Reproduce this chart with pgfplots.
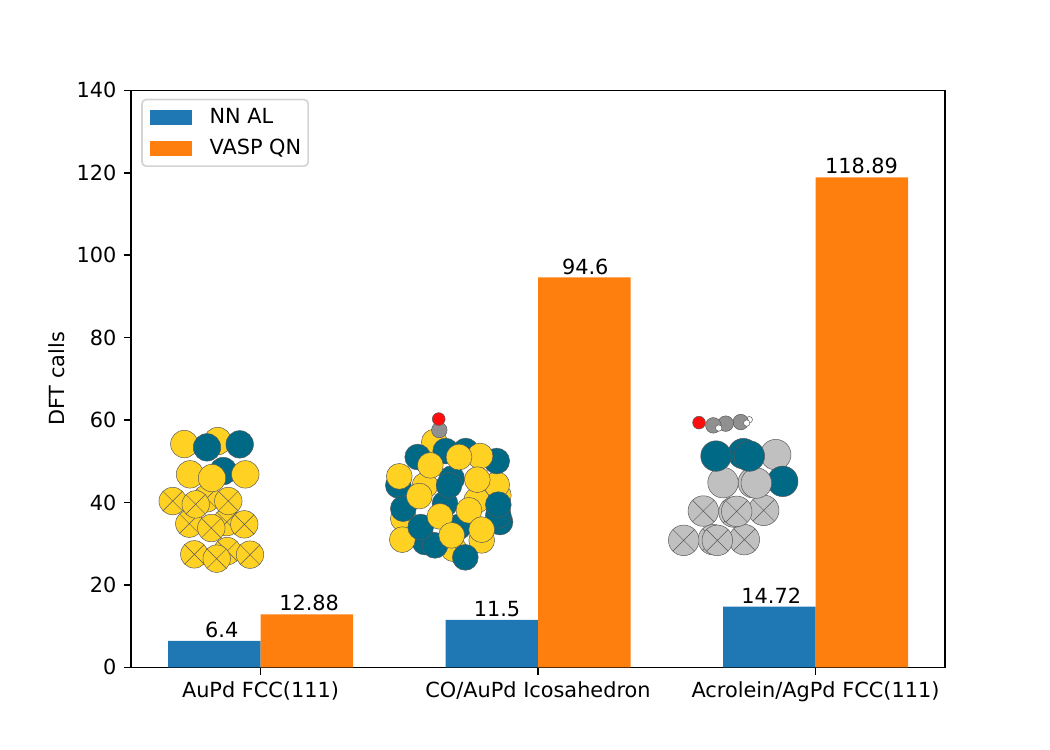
\documentclass[border=0pt]{standalone}
\usepackage{pgfplots}
\usepackage{fontspec}
\setmainfont[Scale=1.506]{DejaVu Sans}
\pgfplotsset{compat=1.18}
\definecolor{tabblue}{HTML}{1F77B4}
\definecolor{taborange}{HTML}{FF7F0E}
\definecolor{augold}{HTML}{FFD123}
\definecolor{pdteal}{HTML}{006985}
\definecolor{aggray}{HTML}{C0C0C0}
\definecolor{cgray}{HTML}{909090}
\definecolor{ored}{HTML}{FF0D0D}
\pgfdeclareplotmark{xatom}{%
  \pgfpathcircle{\pgfpointorigin}{\pgfplotmarksize}\pgfusepathqfillstroke
  \pgfpathmoveto{\pgfpointpolar{45}{\pgfplotmarksize}}\pgfpathlineto{\pgfpointpolar{225}{\pgfplotmarksize}}
  \pgfpathmoveto{\pgfpointpolar{135}{\pgfplotmarksize}}\pgfpathlineto{\pgfpointpolar{315}{\pgfplotmarksize}}
  \pgfusepathqstroke}
\pgfplotsset{
  atoms/.style={
    scatter, only marks, scatter src=explicit symbolic,
    scatter/classes={
      au={mark=*,mark size=#1,fill=augold,draw=black!65,line width=.35bp},
      aux={mark=xatom,mark size=#1,fill=augold,draw=black!65,line width=.35bp},
      pd={mark=*,mark size=#1,fill=pdteal,draw=black!65,line width=.35bp},
      ag={mark=*,mark size=#1,fill=aggray,draw=black!65,line width=.35bp},
      agx={mark=xatom,mark size=#1,fill=aggray,draw=black!65,line width=.35bp},
      c={mark=*,mark size=5.6bp,fill=cgray,draw=black!65,line width=.35bp},
      o={mark=*,mark size=4.6bp,fill=ored,draw=black!65,line width=.35bp},
      h={mark=*,mark size=2.3bp,fill=white,draw=black!65,line width=.35bp}
    }
  }
}
\begin{document}
\begin{tikzpicture}[x=1bp,y=1bp]
\path[use as bounding box] (0,0) rectangle (756,540);
\begin{axis}[
  at={(94.32bp,59.5bp)}, anchor=south west,
  scale only axis, width=586.08bp, height=415.44bp,
  xmin=-0.4667, xmax=2.4667, ymin=0, ymax=140,
  xtick={0,1,2},
  xticklabels={AuPd FCC(111),CO/AuPd Icosahedron,Acrolein/AgPd FCC(111)},
  ytick={0,20,...,140},
  /pgf/number format/assume math mode=true,
  tick align=outside, tick pos=left,
  major tick length=5.25bp,
  every tick/.style={black,line width=1.2bp},
  axis line style={line width=1.2bp},
  ylabel={DFT calls},
  every axis y label/.style={at={(axis description cs:-0.0909,0.5)},rotate=90,anchor=center},
  visualization depends on={value \thisrow{dx} \as \labeldx},
  nodes near coords,
  nodes near coords style={/pgf/number format/.cd,fixed,precision=2,assume math mode=true,/tikz/.cd,anchor=south,inner sep=0pt,yshift=2bp,xshift=\labeldx bp},
  legend style={at={(7.3bp,409.4bp)},anchor=north west,draw=black!17,line width=1.2bp,rounded corners=3bp,
    inner xsep=3bp,inner ysep=4.2bp,row sep=5bp,
    /tikz/every odd column/.style={column sep=10.8bp}},
  legend cell align=left,
  legend image code/.code={\path (0,0); \path[#1,sharp corners] (2.9bp,-5.25bp) rectangle (32.9bp,5.25bp);},
]
\addplot[ybar,bar width=0.3333,bar shift=-0.16667,fill=tabblue,draw=none] table[x=x,y=y] {
x y dx
0 6.4 -27.9
1 11.5 -29.5
2 14.72 -31.9
};
\addlegendentry{NN AL}
\addplot[ybar,bar width=0.3333,bar shift=0.16667,fill=taborange,draw=none] table[x=x,y=y] {
x y dx
0 12.88 35
1 94.6 34
2 118.89 33.1
};
\addlegendentry{VASP QN}
\end{axis}
\begin{axis}[
  at={(94.32bp,59.5bp)}, anchor=south west,
  scale only axis, width=586.08bp, height=415.44bp,
  hide axis, xmin=131, xmax=945, ymin=90, ymax=667, y dir=reverse, clip=false,
]
\addplot[atoms=9.9bp] coordinates {
(227.3,550.7)[aux] (194.3,554)[aux] (250,554.3)[aux] (216.7,558.3)[aux]
(226.7,521.7)[aux] (189.3,523.3)[aux] (244.3,524)[aux] (211.3,527.7)[aux]
(206.7,498)[aux] (172.7,500.7)[aux] (228.3,500.7)[aux] (195.7,504)[aux]
(223.3,470.7)[pd] (190,474)[au] (245.3,474)[au] (212,477.7)[au]
(217.7,440.7)[au] (184.3,443.7)[au] (207,447)[pd] (239.7,444)[pd]
};
\addplot[atoms=9.3bp] coordinates {
(500,521.7)[pd] (498.3,515)[pd] (498.3,495)[au] (496.7,484.3)[au] (496.7,460.7)[pd]
(434.3,441.7)[au] (465.7,450.7)[pd] (445.7,450.7)[pd] (417.7,456.7)[pd]
(439.3,429.7)[c] (438.7,418.7)[o]
(398.3,485)[pd] (425,485)[au] (451.7,478.3)[pd] (476.7,500)[au]
(481.7,540)[au] (453.3,548.3)[au] (425,541.7)[pd] (435,545)[pd]
(445,503.3)[pd] (403.3,518.3)[au] (403.3,508.3)[pd] (458.3,526.7)[pd] (402.3,539.3)[au]
(480,455.7)[au] (459,456.7)[au] (430.3,465)[au] (399.3,476)[au] (449,485)[pd]
(419.3,495.7)[au] (477.3,479.3)[au] (498.3,504.3)[pd] (469,510)[au]
(420.7,526.7)[pd] (440,516)[au] (451.7,535)[au] (481.7,529.3)[au] (465.3,557)[pd]
};
\addplot[atoms=11bp] coordinates {
(713.3,539.3)[agx] (744.3,539.3)[agx] (683.7,540)[agx] (717.3,540)[agx]
(734,511.7)[agx] (763.7,510)[agx] (703.3,510.7)[agx] (736.7,511)[agx]
(775.7,454.3)[ag] (782.7,481)[pd] (753.3,482.3)[ag] (723,482.3)[ag] (756.3,482.7)[ag]
(743.3,453.3)[pd] (716,455.7)[pd] (749.3,455.7)[pd]
(749.3,419.3)[h] (740.7,421.7)[c] (746.7,422.7)[h] (725.7,423.3)[c] (713.3,425)[c]
(718.7,427.7)[h] (699,422.3)[o]
};
\end{axis}
\end{tikzpicture}
\end{document}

* * * * * * * * *

Repeat all the data as it stands, dropping any images it holds.

Reproduce this chart with pgfplots.
\documentclass[border=0pt]{standalone}
\usepackage{pgfplots}
\usepackage{fontspec}
\setmainfont[Scale=1.506]{DejaVu Sans}
\pgfplotsset{compat=1.18}
\definecolor{tabblue}{HTML}{1F77B4}
\definecolor{taborange}{HTML}{FF7F0E}
\definecolor{augold}{HTML}{FFD123}
\definecolor{pdteal}{HTML}{006985}
\definecolor{aggray}{HTML}{C0C0C0}
\definecolor{cgray}{HTML}{909090}
\definecolor{ored}{HTML}{FF0D0D}
\pgfdeclareplotmark{xatom}{%
  \pgfpathcircle{\pgfpointorigin}{\pgfplotmarksize}\pgfusepathqfillstroke
  \pgfpathmoveto{\pgfpointpolar{45}{\pgfplotmarksize}}\pgfpathlineto{\pgfpointpolar{225}{\pgfplotmarksize}}
  \pgfpathmoveto{\pgfpointpolar{135}{\pgfplotmarksize}}\pgfpathlineto{\pgfpointpolar{315}{\pgfplotmarksize}}
  \pgfusepathqstroke}
\pgfplotsset{
  atoms/.style={
    scatter, only marks, scatter src=explicit symbolic,
    scatter/classes={
      au={mark=*,mark size=#1,fill=augold,draw=black!65,line width=.35bp},
      aux={mark=xatom,mark size=#1,fill=augold,draw=black!65,line width=.35bp},
      pd={mark=*,mark size=#1,fill=pdteal,draw=black!65,line width=.35bp},
      ag={mark=*,mark size=#1,fill=aggray,draw=black!65,line width=.35bp},
      agx={mark=xatom,mark size=#1,fill=aggray,draw=black!65,line width=.35bp},
      c={mark=*,mark size=5.6bp,fill=cgray,draw=black!65,line width=.35bp},
      o={mark=*,mark size=4.6bp,fill=ored,draw=black!65,line width=.35bp},
      h={mark=*,mark size=2.3bp,fill=white,draw=black!65,line width=.35bp}
    }
  }
}
\begin{document}
\begin{tikzpicture}[x=1bp,y=1bp]
\path[use as bounding box] (0,0) rectangle (756,540);
\begin{axis}[
  at={(94.32bp,59.5bp)}, anchor=south west,
  scale only axis, width=586.08bp, height=415.44bp,
  xmin=-0.4667, xmax=2.4667, ymin=0, ymax=140,
  xtick={0,1,2},
  xticklabels={AuPd FCC(111),CO/AuPd Icosahedron,Acrolein/AgPd FCC(111)},
  ytick={0,20,...,140},
  /pgf/number format/assume math mode=true,
  tick align=outside, tick pos=left,
  major tick length=5.25bp,
  every tick/.style={black,line width=1.2bp},
  axis line style={line width=1.2bp},
  ylabel={DFT calls},
  every axis y label/.style={at={(axis description cs:-0.0909,0.5)},rotate=90,anchor=center},
  visualization depends on={value \thisrow{dx} \as \labeldx},
  nodes near coords,
  nodes near coords style={/pgf/number format/.cd,fixed,precision=2,assume math mode=true,/tikz/.cd,anchor=south,inner sep=0pt,yshift=2bp,xshift=\labeldx bp},
  legend style={at={(7.3bp,409.4bp)},anchor=north west,draw=black!17,line width=1.2bp,rounded corners=3bp,
    inner xsep=3bp,inner ysep=4.2bp,row sep=5bp,
    /tikz/every odd column/.style={column sep=10.8bp}},
  legend cell align=left,
  legend image code/.code={\path (0,0); \path[#1,sharp corners] (2.9bp,-5.25bp) rectangle (32.9bp,5.25bp);},
]
\addplot[ybar,bar width=0.3333,bar shift=-0.16667,fill=tabblue,draw=none] table[x=x,y=y] {
x y dx
0 6.4 -27.9
1 11.5 -29.5
2 14.72 -31.9
};
\addlegendentry{NN AL}
\addplot[ybar,bar width=0.3333,bar shift=0.16667,fill=taborange,draw=none] table[x=x,y=y] {
x y dx
0 12.88 35
1 94.6 34
2 118.89 33.1
};
\addlegendentry{VASP QN}
\end{axis}
\begin{axis}[
  at={(94.32bp,59.5bp)}, anchor=south west,
  scale only axis, width=586.08bp, height=415.44bp,
  hide axis, xmin=131, xmax=945, ymin=90, ymax=667, y dir=reverse, clip=false,
]
\addplot[atoms=9.9bp] coordinates {
(227.3,550.7)[aux] (194.3,554)[aux] (250,554.3)[aux] (216.7,558.3)[aux]
(226.7,521.7)[aux] (189.3,523.3)[aux] (244.3,524)[aux] (211.3,527.7)[aux]
(206.7,498)[aux] (172.7,500.7)[aux] (228.3,500.7)[aux] (195.7,504)[aux]
(223.3,470.7)[pd] (190,474)[au] (245.3,474)[au] (212,477.7)[au]
(217.7,440.7)[au] (184.3,443.7)[au] (207,447)[pd] (239.7,444)[pd]
};
\addplot[atoms=9.3bp] coordinates {
(500,521.7)[pd] (498.3,515)[pd] (498.3,495)[au] (496.7,484.3)[au] (496.7,460.7)[pd]
(434.3,441.7)[au] (465.7,450.7)[pd] (445.7,450.7)[pd] (417.7,456.7)[pd]
(439.3,429.7)[c] (438.7,418.7)[o]
(398.3,485)[pd] (425,485)[au] (451.7,478.3)[pd] (476.7,500)[au]
(481.7,540)[au] (453.3,548.3)[au] (425,541.7)[pd] (435,545)[pd]
(445,503.3)[pd] (403.3,518.3)[au] (403.3,508.3)[pd] (458.3,526.7)[pd] (402.3,539.3)[au]
(480,455.7)[au] (459,456.7)[au] (430.3,465)[au] (399.3,476)[au] (449,485)[pd]
(419.3,495.7)[au] (477.3,479.3)[au] (498.3,504.3)[pd] (469,510)[au]
(420.7,526.7)[pd] (440,516)[au] (451.7,535)[au] (481.7,529.3)[au] (465.3,557)[pd]
};
\addplot[atoms=11bp] coordinates {
(713.3,539.3)[agx] (744.3,539.3)[agx] (683.7,540)[agx] (717.3,540)[agx]
(734,511.7)[agx] (763.7,510)[agx] (703.3,510.7)[agx] (736.7,511)[agx]
(775.7,454.3)[ag] (782.7,481)[pd] (753.3,482.3)[ag] (723,482.3)[ag] (756.3,482.7)[ag]
(743.3,453.3)[pd] (716,455.7)[pd] (749.3,455.7)[pd]
(749.3,419.3)[h] (740.7,421.7)[c] (746.7,422.7)[h] (725.7,423.3)[c] (713.3,425)[c]
(718.7,427.7)[h] (699,422.3)[o]
};
\end{axis}
\end{tikzpicture}
\end{document}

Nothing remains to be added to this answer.